- WHAT YOU HAVE TO DO -
Give the number of lines containing the word "this" and nothing more.

Plotting code records
⁂

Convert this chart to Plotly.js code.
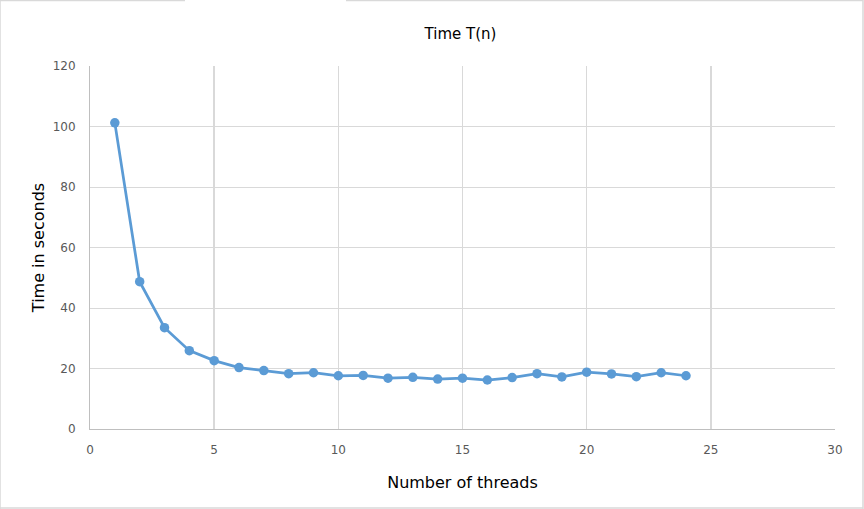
<!DOCTYPE html>
<html>
<head>
<meta charset="utf-8">
<script src="https://cdn.plot.ly/plotly-3.0.1.min.js"></script>
<style>html,body{margin:0;padding:0;background:#fff;}#chart{width:864px;height:509px;}</style>
</head>
<body>
<div id="chart"></div>
<script>
const threads = [1,2,3,4,5,6,7,8,9,10,11,12,13,14,15,16,17,18,19,20,21,22,23,24];
const seconds = [101.2,48.7,33.5,25.9,22.6,20.3,19.3,18.3,18.6,17.6,17.7,16.8,17.1,16.5,16.8,16.2,17.0,18.3,17.2,18.8,18.2,17.3,18.6,17.6];
const chartTitle = "Time T(n)";
const xTitle = "Number of threads";
const yTitle = "Time in seconds";

const font = "Verdana, 'DejaVu Sans', sans-serif";
const data = [{
  x: threads, y: seconds, type: "scatter", mode: "lines+markers",
  line: {color: "#5b9bd5", width: 2.75},
  marker: {color: "#5b9bd5", size: 9.5},
  hoverinfo: "x+y"
}];
const bc = "#d9d9d9";
const layout = {
  width: 864, height: 509,
  margin: {l: 90, r: 29, t: 66, b: 80},
  paper_bgcolor: "#fff", plot_bgcolor: "#fff",
  showlegend: false,
  title: {text: chartTitle, x: 0.533, xanchor: "center", y: 0.933, yanchor: "middle",
          font: {family: font, size: 15, color: "#000"}},
  xaxis: {
    range: [0, 30], dtick: 5, tick0: 0,
    showgrid: true, gridcolor: "#d9d9d9", gridwidth: 1.5,
    showline: true, linecolor: "#bfbfbf", linewidth: 1,
    zeroline: false, ticks: "",
    ticklabelstandoff: 10,
    tickfont: {family: font, size: 12, color: "#595959"},
    title: {text: xTitle, font: {family: font, size: 16, color: "#000"}, standoff: 20}
  },
  yaxis: {
    range: [0, 120], dtick: 20, tick0: 0,
    showgrid: true, gridcolor: "#d9d9d9", gridwidth: 1,
    showline: true, linecolor: "#bfbfbf", linewidth: 1,
    zeroline: false, ticks: "",
    ticklabelstandoff: 11,
    tickfont: {family: font, size: 12, color: "#595959"},
    title: {text: yTitle, font: {family: font, size: 16, color: "#000"}, standoff: 4}
  },
  shapes: [
    {type: "line", xref: "paper", yref: "paper", x0: -90/745, x1: -90/745, y0: -80/363, y1: 66/363+1, line: {color: bc, width: 1.5}},
    {type: "line", xref: "paper", yref: "paper", x0: 1+28/745, x1: 1+28/745, y0: -80/363, y1: 66/363+1, line: {color: bc, width: 1.5}},
    {type: "line", xref: "paper", yref: "paper", x0: -90/745, x1: 1+28/745, y0: -79/363, y1: -79/363, line: {color: bc, width: 1.5}},
    {type: "line", xref: "paper", yref: "paper", x0: -90/745, x1: (185-90)/745, y0: 1+65.5/363, y1: 1+65.5/363, line: {color: bc, width: 1.5}},
    {type: "line", xref: "paper", yref: "paper", x0: (346-90)/745, x1: 1+28/745, y0: 1+65.5/363, y1: 1+65.5/363, line: {color: bc, width: 1.5}}
  ]
};
Plotly.newPlot("chart", data, layout, {displayModeBar: false, staticPlot: true});
</script>
</body>
</html>
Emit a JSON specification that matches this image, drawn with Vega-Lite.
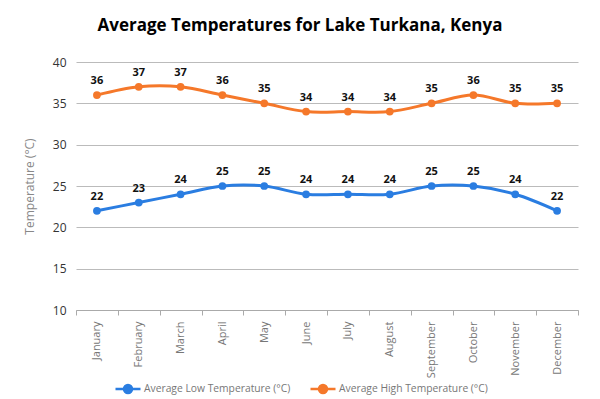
{
  "$schema": "https://vega.github.io/schema/vega-lite/v6.json",
  "autosize": "none",
  "width": 502,
  "height": 248,
  "padding": {"left": 76, "top": 62, "right": 22, "bottom": 89},
  "background": "white",
  "title": {
    "text": "Average Temperatures for Lake Turkana, Kenya",
    "font": "Open Sans",
    "fontSize": 17,
    "fontWeight": "bold",
    "color": "#000000",
    "anchor": "middle",
    "dx": -27,
    "offset": 21
  },
  "config": {
    "view": {"stroke": null},
    "font": "Open Sans"
  },
  "data": {
    "values": [
      {"month": "January", "series": "Average Low Temperature (°C)", "temp": 22},
      {"month": "February", "series": "Average Low Temperature (°C)", "temp": 23},
      {"month": "March", "series": "Average Low Temperature (°C)", "temp": 24},
      {"month": "April", "series": "Average Low Temperature (°C)", "temp": 25},
      {"month": "May", "series": "Average Low Temperature (°C)", "temp": 25},
      {"month": "June", "series": "Average Low Temperature (°C)", "temp": 24},
      {"month": "July", "series": "Average Low Temperature (°C)", "temp": 24},
      {"month": "August", "series": "Average Low Temperature (°C)", "temp": 24},
      {"month": "September", "series": "Average Low Temperature (°C)", "temp": 25},
      {"month": "October", "series": "Average Low Temperature (°C)", "temp": 25},
      {"month": "November", "series": "Average Low Temperature (°C)", "temp": 24},
      {"month": "December", "series": "Average Low Temperature (°C)", "temp": 22},
      {"month": "January", "series": "Average High Temperature (°C)", "temp": 36},
      {"month": "February", "series": "Average High Temperature (°C)", "temp": 37},
      {"month": "March", "series": "Average High Temperature (°C)", "temp": 37},
      {"month": "April", "series": "Average High Temperature (°C)", "temp": 36},
      {"month": "May", "series": "Average High Temperature (°C)", "temp": 35},
      {"month": "June", "series": "Average High Temperature (°C)", "temp": 34},
      {"month": "July", "series": "Average High Temperature (°C)", "temp": 34},
      {"month": "August", "series": "Average High Temperature (°C)", "temp": 34},
      {"month": "September", "series": "Average High Temperature (°C)", "temp": 35},
      {"month": "October", "series": "Average High Temperature (°C)", "temp": 36},
      {"month": "November", "series": "Average High Temperature (°C)", "temp": 35},
      {"month": "December", "series": "Average High Temperature (°C)", "temp": 35}
    ]
  },
  "encoding": {
    "x": {
      "field": "month",
      "type": "nominal",
      "sort": null,
      "scale": {"paddingInner": 0, "paddingOuter": 0},
      "axis": {
        "title": null,
        "labelAngle": -90,
        "labelColor": "#777777",
        "labelFontSize": 11,
        "labelPadding": 6,
        "domainColor": "#aaaaaa",
        "tickColor": "#aaaaaa",
        "tickBand": "extent",
        "tickSize": 5,
        "grid": false
      }
    },
    "y": {
      "field": "temp",
      "type": "quantitative",
      "scale": {"domain": [10, 40], "nice": false, "zero": false},
      "axis": {
        "title": "Temperature (°C)",
        "titleColor": "#888888",
        "titleFontSize": 12,
        "titleFontWeight": "normal",
        "titlePadding": 16,
        "values": [10, 15, 20, 25, 30, 35, 40],
        "labelColor": "#333333",
        "labelFontSize": 12,
        "labelPadding": 10,
        "domain": false,
        "ticks": false,
        "gridColor": "#bbbbbb",
        "gridWidth": 1
      }
    },
    "color": {
      "field": "series",
      "type": "nominal",
      "sort": ["Average Low Temperature (°C)", "Average High Temperature (°C)"],
      "scale": {
        "domain": ["Average Low Temperature (°C)", "Average High Temperature (°C)"],
        "range": ["#2a7de1", "#f5782a"]
      },
      "legend": {
        "title": null,
        "orient": "none",
        "direction": "horizontal",
        "legendX": 38,
        "legendY": 313,
        "symbolType": "M-1,0H1M0.32,0A0.32,0.32,0,1,1,-0.32,0A0.32,0.32,0,1,1,0.32,0Z",
        "symbolSize": 625,
        "symbolStrokeWidth": 2.5,
        "labelColor": "#777777",
        "labelFontSize": 10.3,
        "labelOffset": 2,
        "columnPadding": 14,
        "encode": {
          "symbols": {
            "update": {
              "fill": {"scale": "color", "field": "value"},
              "stroke": {"scale": "color", "field": "value"},
              "fillOpacity": {"value": 1}
            }
          }
        }
      }
    }
  },
  "layer": [
    {
      "mark": {"type": "line", "interpolate": "catmull-rom", "strokeWidth": 3}
    },
    {
      "mark": {"type": "point", "filled": true, "size": 60, "opacity": 1}
    },
    {
      "mark": {"type": "text", "dy": -14, "fontSize": 11, "fontWeight": "bold", "color": "#111111"},
      "encoding": {
        "text": {"field": "temp", "type": "quantitative"},
        "color": {"value": "#111111"}
      }
    }
  ]
}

⁂

- EXERCISE RESPONSE -
2